6. Summary – Key takeaways
Understanding the distinction between intermediate and terminal operations is fundamental to mastering Java Streams. The reduce, collect, and groupingBy operations are powerful tools for data aggregation and transformation that can dramatically simplify complex data processing tasks.
6.1 Key Takeaways
Intermediate vs Terminal Operations
- Intermediate Operations: Transform streams without consuming them, are lazy, and always return a new stream.
- Terminal Operations: Consume streams and produce a result or side effect, trigger the execution of the pipeline.
- Lazy Evaluation: Intermediate operations are only executed when a terminal operation is invoked.
- Stream Consumption: Once a terminal operation is called, the stream is consumed and cannot be reused.
reduce Operation
- Purpose: Performs a reduction on stream elements to produce a single value.
- Use Cases: Simple aggregations like sum, product, min, max, or custom reductions.
- Best Practices: Use identity values when possible, ensure associativity for parallel streams, prefer built-in operations for common cases.
- Performance: Built-in operations like sum() are generally faster than reduce() for the same operation.
collect Operation
- Purpose: Transforms stream elements into a different form, such as a collection, string, or map.
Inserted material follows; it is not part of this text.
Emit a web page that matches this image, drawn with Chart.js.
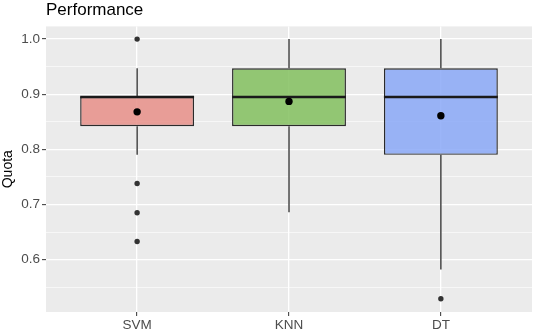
<!DOCTYPE html>
<html>
<head>
<meta charset="utf-8">
<script src="https://cdn.jsdelivr.net/npm/chart.js@4"></script>
<style>
  body { margin: 0; background: #fff; }
  #wrap { width: 536px; height: 331px; }
</style>
</head>
<body>
<div id="wrap"><canvas id="perf"></canvas></div>
<script>
// box plot stats
const categories = ["SVM", "KNN", "DT"];
const lowerWhisker = [0.790, 0.686, 0.582];
const q1 = [0.842, 0.842, 0.790];
const medians = [0.895, 0.895, 0.895];
const q3 = [0.895, 0.947, 0.947];
const upperWhisker = [0.947, 1.0, 1.0];
const means = [0.868, 0.887, 0.861];
const outliers = [[1.0, 0.738, 0.685, 0.633], [], [0.529]];
const yTicks = [0.55, 0.6, 0.65, 0.7, 0.75, 0.8, 0.85, 0.9, 0.95, 1.0];

const fills = ["rgba(231,143,136,0.85)", "rgba(130,191,94,0.85)", "rgba(137,168,247,0.85)"];
const isMajor = (v) => Math.abs(v * 10 - Math.round(v * 10)) < 1e-6;

const panelBg = {
  id: "panelBg",
  beforeDraw(chart) {
    const { ctx, chartArea: a } = chart;
    ctx.save();
    ctx.fillStyle = "#EBEBEB";
    ctx.fillRect(a.left, a.top, a.right - a.left, a.bottom - a.top);
    ctx.restore();
  },
};

// whiskers + median lines, drawn right after the boxes
const boxParts = {
  id: "boxParts",
  afterDatasetDraw(chart, args) {
    if (args.index !== 0) return;
    const { ctx } = chart;
    const xs = chart.scales.x, ys = chart.scales.y;
    const bars = args.meta.data;
    ctx.save();
    categories.forEach((c, i) => {
      const x = xs.getPixelForValue(i + 1);
      const hw = bars[i].width / 2;
      ctx.strokeStyle = "#2b2b2b";
      ctx.lineWidth = 1.3;
      ctx.beginPath();
      ctx.moveTo(x, ys.getPixelForValue(q3[i]));
      ctx.lineTo(x, ys.getPixelForValue(upperWhisker[i]));
      ctx.moveTo(x, ys.getPixelForValue(q1[i]));
      ctx.lineTo(x, ys.getPixelForValue(lowerWhisker[i]));
      ctx.stroke();
      ctx.strokeStyle = "#1a1a1a";
      ctx.lineWidth = 2.4;
      ctx.beginPath();
      ctx.moveTo(x - hw, ys.getPixelForValue(medians[i]));
      ctx.lineTo(x + hw, ys.getPixelForValue(medians[i]));
      ctx.stroke();
    });
    ctx.restore();
  },
};

const outlierPoints = [];
outliers.forEach((list, i) => list.forEach((v) => outlierPoints.push({ x: i + 1, y: v })));

new Chart(document.getElementById("perf"), {
  type: "bar",
  data: {
    datasets: [
      {
        label: "box",
        order: 3,
        data: categories.map((c, i) => ({ x: i + 1, y: [q1[i], q3[i]] })),
        backgroundColor: fills,
        borderColor: "#2b2b2b",
        borderWidth: 1.4,
        borderSkipped: false,
        barPercentage: 0.75,
        categoryPercentage: 1,
      },
      {
        label: "outliers",
        type: "line",
        order: 2,
        showLine: false,
        data: outlierPoints,
        pointRadius: 2.7,
        pointBackgroundColor: "#333",
        pointBorderWidth: 0,
      },
      {
        label: "mean",
        type: "line",
        order: 1,
        showLine: false,
        data: means.map((m, i) => ({ x: i + 1, y: m })),
        pointRadius: 3.7,
        pointBackgroundColor: "#000",
        pointBorderWidth: 0,
      },
    ],
  },
  options: {
    responsive: true,
    maintainAspectRatio: false,
    animation: false,
    layout: { padding: { left: 0, right: 3, top: 0, bottom: 0 } },
    plugins: {
      legend: { display: false },
      tooltip: { enabled: false },
      title: {
        display: true,
        text: "Performance",
        align: "start",
        fullSize: false,
        color: "#000",
        font: { family: "Liberation Sans", size: 17, weight: "normal" },
        padding: { top: 0, bottom: 6 },
      },
    },
    scales: {
      x: {
        type: "linear",
        offset: false,
        min: 0.4,
        max: 3.6,
        afterBuildTicks: (s) => { s.ticks = categories.map((c, i) => ({ value: i + 1 })); },
        afterFit: (s) => { s.height = 19; },
        border: { display: false },
        grid: { offset: false, color: "#fff", lineWidth: 1.3, tickColor: "#333", tickLength: 4, tickWidth: 1 },
        ticks: {
          callback: (v) => categories[v - 1],
          color: "#4D4D4D",
          padding: 1,
          maxRotation: 0,
          font: { family: "Liberation Sans", size: 13.5 },
        },
      },
      y: {
        min: 0.505,
        max: 1.023,
        afterBuildTicks: (s) => { s.ticks = yTicks.map((v) => ({ value: v })); },
        afterFit: (s) => { s.width = 46; },
        border: { display: false },
        grid: {
          color: "#fff",
          lineWidth: (ctx) => (ctx.tick && isMajor(ctx.tick.value) ? 1.3 : 0.6),
          tickColor: (ctx) => (ctx.tick && isMajor(ctx.tick.value) ? "#333" : "rgba(0,0,0,0)"),
          tickLength: 4,
          tickWidth: 1,
        },
        ticks: {
          callback: (v) => (isMajor(v) ? v.toFixed(1) : ""),
          color: "#4D4D4D",
          padding: 2,
          font: { family: "Liberation Sans", size: 13.5 },
        },
        title: {
          display: true,
          text: "Quota",
          color: "#000",
          padding: 0,
          font: { family: "Liberation Sans", size: 14 },
        },
      },
    },
  },
  plugins: [panelBg, boxParts],
});
</script>
</body>
</html>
- Use Cases: Creating collections, joining strings, performing complex aggregations, collecting to custom data structures.
- Best Practices: Leverage built-in collectors, choose appropriate collection types, consider performance characteristics.
- Versatility: One of the most versatile terminal operations with many built-in collectors and support for custom implementations.
groupingBy Operation
- Purpose: Groups elements based on a classification function and returns a Map.
- Use Cases: Data categorization, multi-level aggregations, reporting and analytics, data transformation.
- Best Practices: Use appropriate map types, combine with downstream collectors, handle null keys, be mindful of memory usage.
- Power: Enables sophisticated data analysis and aggregation that would be complex with traditional approaches.
Key Takeaway: The Streams API, with its clear distinction between intermediate and terminal operations, provides a powerful and expressive way to process collections in Java. By mastering reduce, collect, and groupingBy operations, you can tackle complex data processing tasks with concise, readable, and efficient code. Remember to choose the right operation for your specific use case and consider performance implications, especially for large datasets.
As you continue to work with Java streams, keep in mind that these operations are part of a broader functional programming paradigm in Java. The principles you learn with streams will also apply to other functional features in Java, making you a more effective and modern Java developer. Embrace these features, but always be mindful of their characteristics and limitations to use them effectively.